Es interesante también conocer el enfoque que Schweitzer hace en relación al hombre como individuo y el hombre como colectividad. El hombre moderno, dice este apóstol, desde su primera juventud se ve perseguido constantemente por la idea de la disciplina que se le quiere imponer, hasta que llega el momento en que pierde su condición individual y sólo puede imaginarse como formando parte de una colectividad. Pero en esta colectividad, el hombre se pierde de una manera increíble, que le afecta en su personalidad y le vuelve a una nueva edad media.
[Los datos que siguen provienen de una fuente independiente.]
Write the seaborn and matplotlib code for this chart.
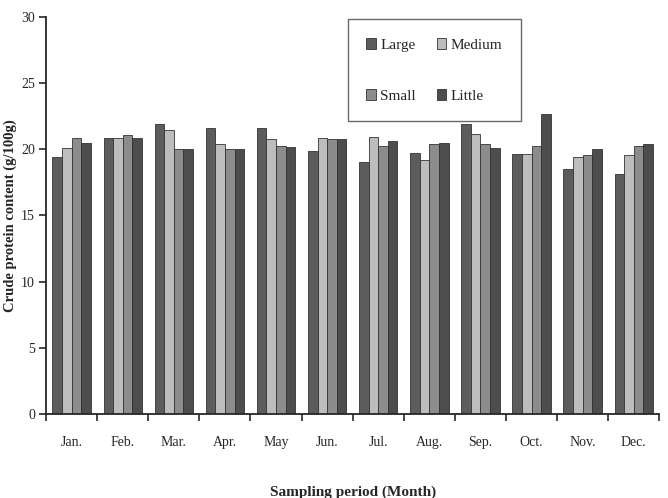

Una vez que el acto volitivo común se convierte en regla fija, la libertad de pensamiento ya no sirve para nada, se vuelve inútil, y al renunciar a la propia opinión, el hombre moderno renuncia también al propio juicio moral.

 

La filosofía de Albert Schweitzer fue comparada con la de san Francisco de Asís. Este hombre, grande por su cultura y por sus actos, y con él, Albert Einstein y Bertrand Russell, conformaron lo que se conoció como Los grandes guerreros de la paz.